Alumnae Belinda Gaither experienced this firsthand in 2018 when she joined Tri It For Life after the unexpected death of her father. “My dad was an avid athlete and died in the gym while working out,” Gaither explained. “I thought I would complete the race in his memory–but I was so wrong. Within about three weeks of working with Tri It For Life, I discovered that I was not only getting stronger physically, but healing mentally.”
The key to her healing was the unconditional support she found in the mentors and fellow athletes. Whether she had a newbie question about fixing a flat tire or was just really missing her dad, she knew there was someone in the group who could give her the support she needed in the moment. “We all had our highs and lows, but the mentors never lost faith in us,” said Gaither. “They kept encouraging us and telling us we would be fine. Tri It For Life embodies the empowerment of women.”

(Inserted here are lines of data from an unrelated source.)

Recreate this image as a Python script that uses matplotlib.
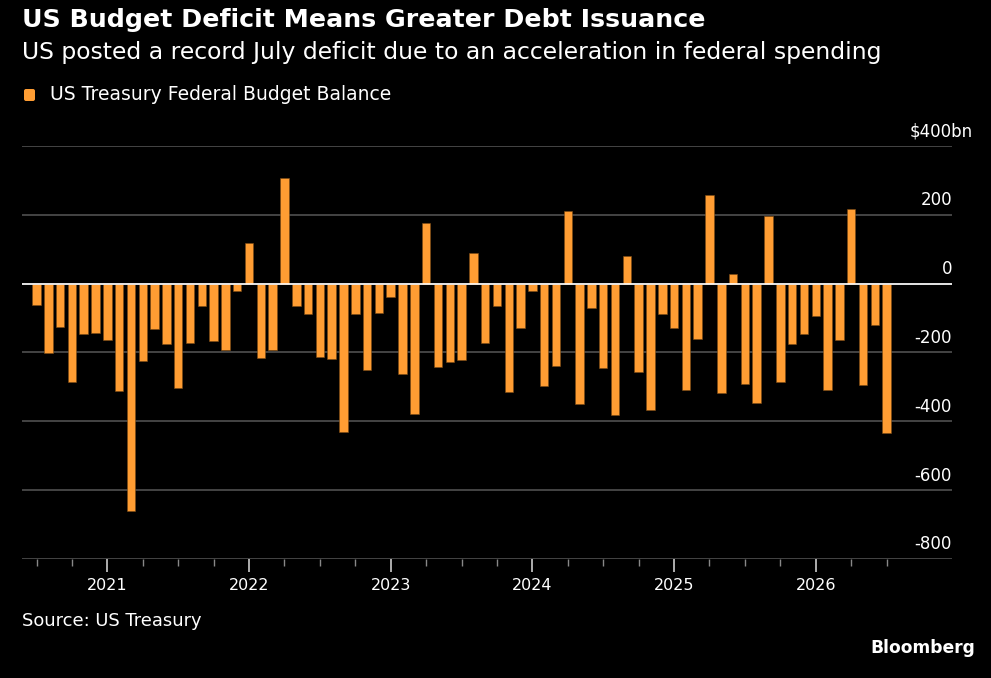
import matplotlib
matplotlib.use("Agg")
import matplotlib.pyplot as plt
import matplotlib.transforms as mtransforms
from matplotlib.patches import FancyBboxPatch
import numpy as np

# monthly federal budget balance, $bn, Jul 2020 .. Jul 2026
start_year, start_month = 2020, 7
balance = [
    -63, -201, -125, -285, -146, -144,
    -164, -312, -661, -226, -133, -175, -303, -171, -65, -166, -192, -21,
    117, -217, -193, 308, -66, -88, -213, -220, -431, -87, -250, -85,
    -38, -263, -380, 176, -242, -228, -222, 88, -171, -66, -315, -130,
    -21, -297, -238, 210, -349, -72, -246, -382, 80, -258, -368, -87,
    -129, -308, -161, 258, -317, 27, -292, -347, 197, -285, -174, -145,
    -94, -309, -165, 216, -294, -120, -434,
]
years = [2021, 2022, 2023, 2024, 2025, 2026]
y_ticks = [400, 200, 0, -200, -400, -600, -800]
y_labels = ["$400bn", "200", "0", "-200", "-400", "-600", "-800"]

title = "US Budget Deficit Means Greater Debt Issuance"
subtitle = "US posted a record July deficit due to an acceleration in federal spending"
legend_label = "US Treasury Federal Budget Balance"
source = "Source: US Treasury"

BG = "black"
BAR = "#FF9D33"
GRID = "#4a4a4a"

plt.rcParams['font.family'] = ['DejaVu Sans']

fig = plt.figure(figsize=(9.91, 6.78), dpi=100, facecolor=BG)
W, H = 991, 678
ax = fig.add_axes([22 / W, 1 - 559 / H, (952 - 22) / W, (559 - 146) / H])
ax.set_facecolor(BG)

x = np.arange(len(balance))
ax.bar(x, balance, width=0.72, color=BAR, edgecolor="#7a4a14", linewidth=0.4, zorder=3)

ax.set_xlim(-1.23, len(balance) - 1 + 5.54)
ax.set_ylim(-800, 400)

# gridlines + zero line
for v in y_ticks:
    ax.axhline(v, color=GRID, lw=1.3, zorder=1)
ax.axhline(0, color="white", lw=1.2, zorder=4)

for s in ax.spines.values():
    s.set_visible(False)

# x ticks: years major, quarters minor
month_offset = lambda yr: (yr - start_year) * 12 + (1 - start_month)
major = [month_offset(yr) for yr in years]
minor = [i for i in range(0, len(balance), 3) if i not in major]
ax.set_xticks(major)
ax.set_xticklabels([str(y) for y in years], color="white", fontsize=11.5)
ax.set_xticks(minor, minor=True)
ax.tick_params(axis='x', which='major', length=9, width=1.2, color="#cccccc", pad=5)
ax.tick_params(axis='x', which='minor', length=5, width=1.0, color="#888888")

# y labels sit above their gridlines, right aligned (unit suffix hangs past the edge)
ax.set_yticks(y_ticks)
ax.set_yticklabels(y_labels, color="white", fontsize=12)
ax.yaxis.tick_right()
ax.tick_params(axis='y', length=0, pad=0)
for lab in ax.get_yticklabels():
    dx = 0.21 if lab.get_text().endswith("bn") else 0
    offset = mtransforms.ScaledTranslation(dx, 4 / 72, fig.dpi_scale_trans)
    lab.set_horizontalalignment('right')
    lab.set_verticalalignment('bottom')
    lab.set_transform(lab.get_transform() + offset)

# header texts
fig.text(22 / W, 1 - 20 / H, title, color="white", fontsize=18.2, fontweight="bold", va="center")
fig.text(22 / W, 1 - 52 / H, subtitle, color="white", fontsize=16.9, va="center")
# legend swatch, drawn in pixel coordinates
fig.patches.append(FancyBboxPatch((24, H - 101), 11, 12,
                                  boxstyle="round,pad=0,rounding_size=2",
                                  transform=mtransforms.IdentityTransform(),
                                  facecolor=BAR, edgecolor="none"))
fig.text(50 / W, 1 - 95 / H, legend_label, color="white", fontsize=13.5, va="center")

fig.text(22 / W, 1 - 621 / H, source, color="white", fontsize=12.9, va="center")
fig.text(975 / W, 1 - 648 / H, "Bloomberg", color="white", fontsize=12.3, fontweight="bold",
         va="center", ha="right")

fig.savefig("out.png", dpi=100, facecolor=BG)
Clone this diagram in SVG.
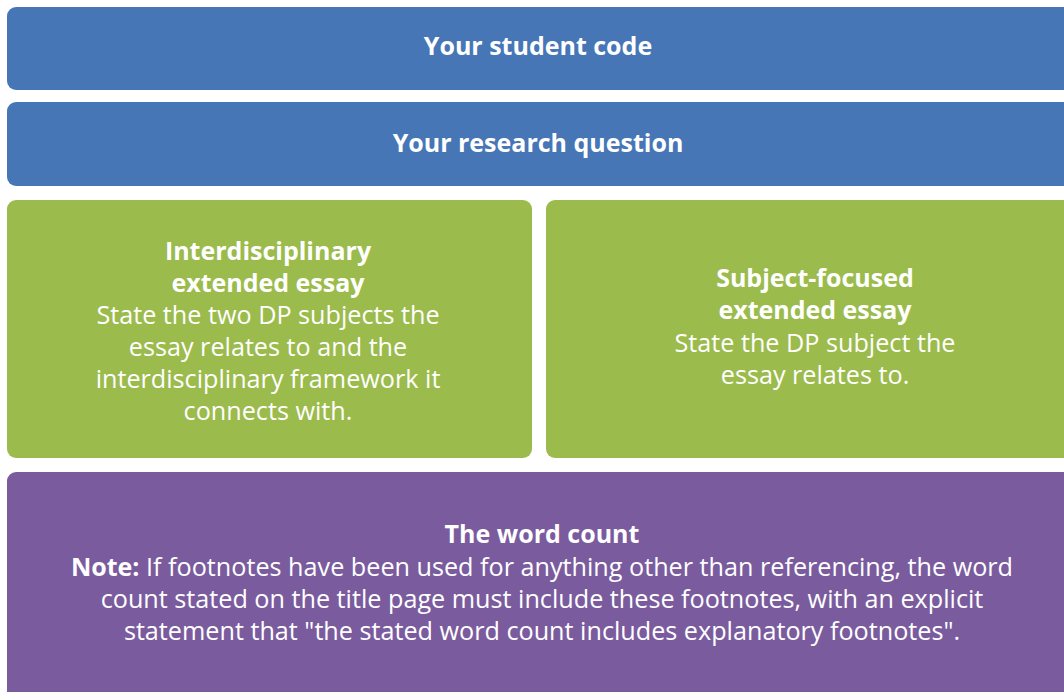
<svg xmlns="http://www.w3.org/2000/svg" width="1064" height="692" viewBox="0 0 1064 692">
<style>
.blue{fill:#4676b6}
.green{fill:#9bbb4c}
.purple{fill:#7a5c9e}
text{font-family:"Open Sans","Noto Sans",sans-serif;fill:#fff;text-anchor:middle;font-size:25.2px}
.b{font-weight:700;font-size:25px}
</style>
<rect width="1064" height="692" fill="#fff"/>
<g id="student-code">
<rect class="blue" x="7" y="7" width="1070" height="83" rx="9"/>
<text class="b" x="538" y="55">Your student code</text>
</g>
<g id="research-question">
<rect class="blue" x="7" y="102" width="1070" height="84" rx="9"/>
<text class="b" x="538" y="152">Your research question</text>
</g>
<g id="interdisciplinary">
<rect class="green" x="7" y="200" width="525" height="258" rx="9"/>
<text x="268" y="260"><tspan class="b" x="268">Interdisciplinary</tspan><tspan class="b" x="268" dy="32">extended essay</tspan><tspan x="268" dy="32">State the two DP subjects the</tspan><tspan x="268" dy="32">essay relates to and the</tspan><tspan x="268" dy="32">interdisciplinary framework it</tspan><tspan x="268" dy="32">connects with.</tspan></text>
</g>
<g id="subject-focused">
<rect class="green" x="546" y="200" width="540" height="258" rx="9"/>
<text x="815" y="287"><tspan class="b" x="815">Subject-focused</tspan><tspan class="b" x="815" dy="32">extended essay</tspan><tspan x="815" dy="33">State the DP subject the</tspan><tspan x="815" dy="32">essay relates to.</tspan></text>
</g>
<g id="word-count">
<rect class="purple" x="7" y="472" width="1070" height="240" rx="9"/>
<text x="542" y="543"><tspan class="b" x="542">The word count</tspan><tspan x="542" dy="33"><tspan class="b">Note:</tspan> If footnotes have been used for anything other than referencing, the word</tspan><tspan x="542" dy="32">count stated on the title page must include these footnotes, with an explicit</tspan><tspan x="542" dy="32">statement that "the stated word count includes explanatory footnotes".</tspan></text>
</g>
<g id="connectors"/>
</svg>
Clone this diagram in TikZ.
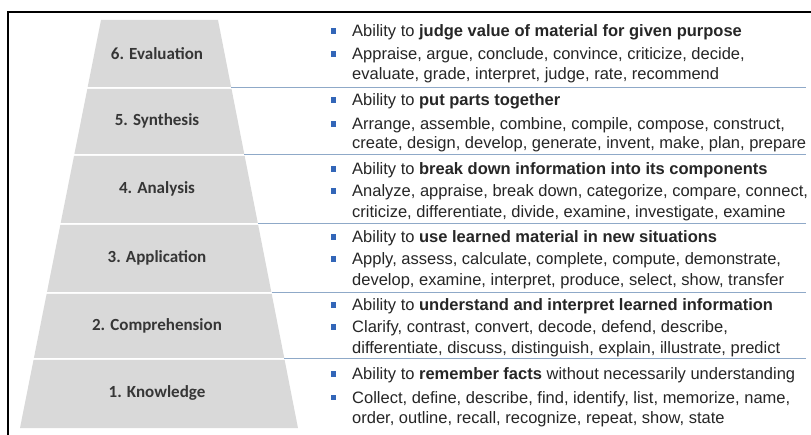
\documentclass[tikz,border=0pt]{standalone}
\usepackage{fontspec}
\setmainfont{Liberation Sans}
\newfontfamily\labfont{Carlito}
\definecolor{layerfill}{HTML}{D9D9D9}
\definecolor{labeltext}{HTML}{363636}
\definecolor{bodytext}{HTML}{262626}
\definecolor{sepline}{HTML}{8FA9C8}
\definecolor{bulletblue}{HTML}{3366B8}
\begin{document}
\begin{tikzpicture}[x=1pt,y=-1pt,
  levellabel/.style={font=\labfont\bfseries\fontsize{17}{19}\selectfont, text=labeltext, inner sep=0pt},
  bodyline/.style={anchor=base west, font=\fontsize{16.5}{18}\selectfont, text=bodytext, inner sep=0pt},
  bulletsq/.style={fill=bulletblue},
  sepstyle/.style={draw=sepline, line width=1pt}]
\useasboundingbox (0,0) rectangle (811,435);
\fill[white] (0,0) rectangle (811,435);
% outer frame (top and left edges)
\draw[line width=1.4pt] (8,435) -- (8,12) -- (811,12);

% pyramid layers
\foreach \t/\b in {20/87, 89/154, 156/223, 225/292, 294/358, 360/428} {
  \fill[layerfill] ({101-0.1985*(\t-20)},\t) -- ({218+0.196*(\t-20)},\t)
    -- ({218+0.196*(\b-20)},\b) -- ({101-0.1985*(\b-20)},\b) -- cycle;
}
% separators running right from the pyramid edge
\foreach \y in {88,155,224,293,359} {
  \coordinate (s\y) at ({218+0.196*(\y-20)},\y);
  \coordinate (e\y) at (806,\y);
  \draw[sepstyle] (s\y) -- (e\y);
}

% level labels
\node[levellabel] (l6) at (157,54) {6. Evaluation};
\node[levellabel] (l5) at (157,121) {5. Synthesis};
\node[levellabel] (l4) at (157,189) {4. Analysis};
\node[levellabel] (l3) at (157,258) {3. Application};
\node[levellabel] (l2) at (157,326) {2. Comprehension};
\node[levellabel] (l1) at (157,393) {1. Knowledge};

% bullets
\foreach \c in {31,54,100,124,169,191,237,259,305,327,374,397} {
  \fill[bulletsq] (330.5,\c-2.5) rectangle ++(5.5,5.5);
}

% descriptions
\node[bodyline] (t6a) at (352,37) {Ability to \textbf{judge value of material for given purpose}};
\node[bodyline] (t6b) at (352,60) {Appraise, argue, conclude, convince, criticize, decide,};
\node[bodyline] (t6c) at (352,80) {evaluate, grade, interpret, judge, rate, recommend};

\node[bodyline] (t5a) at (352,106) {Ability to \textbf{put parts together}};
\node[bodyline] (t5b) at (352,130) {Arrange, assemble, combine, compile, compose, construct,};
\node[bodyline] (t5c) at (352,149) {create, design, develop, generate, invent, make, plan, prepare};

\node[bodyline] (t4a) at (352,175) {Ability to \textbf{break down information into its components}};
\node[bodyline] (t4b) at (352,197) {Analyze, appraise, break down, categorize, compare, connect,};
\node[bodyline] (t4c) at (352,218) {criticize, differentiate, divide, examine, investigate, examine};

\node[bodyline] (t3a) at (352,243) {Ability to \textbf{use learned material in new situations}};
\node[bodyline] (t3b) at (352,265) {Apply, assess, calculate, complete, compute, demonstrate,};
\node[bodyline] (t3c) at (352,286) {develop, examine, interpret, produce, select, show, transfer};

\node[bodyline] (t2a) at (352,311) {Ability to \textbf{understand and interpret learned information}};
\node[bodyline] (t2b) at (352,333) {Clarify, contrast, convert, decode, defend, describe,};
\node[bodyline] (t2c) at (352,354) {differentiate, discuss, distinguish, explain, illustrate, predict};

\node[bodyline] (t1a) at (352,380) {Ability to \textbf{remember facts} without necessarily understanding};
\node[bodyline] (t1b) at (352,403) {Collect, define, describe, find, identify, list, memorize, name,};
\node[bodyline] (t1c) at (352,423) {order, outline, recall, recognize, repeat, show, state};
\end{tikzpicture}
\end{document}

After completing her first triathlon in Chapel Hill, Gaither returned to the Tri It For Life program the following year to mentor new athletes. “Not to sound cliché, but it truly is the gift that keeps on giving,” said Gaither. “I am forever grateful for stumbling upon these lovely ladies.”
Boyd said stories of empowerment and redemption are found across the span of Tri It For Life alumnae, and a point of pride for the organization: “There are lots of triathlon training clubs for women, but not many focus on mentoring and the journey to fitness, friendships, and finding yourself.”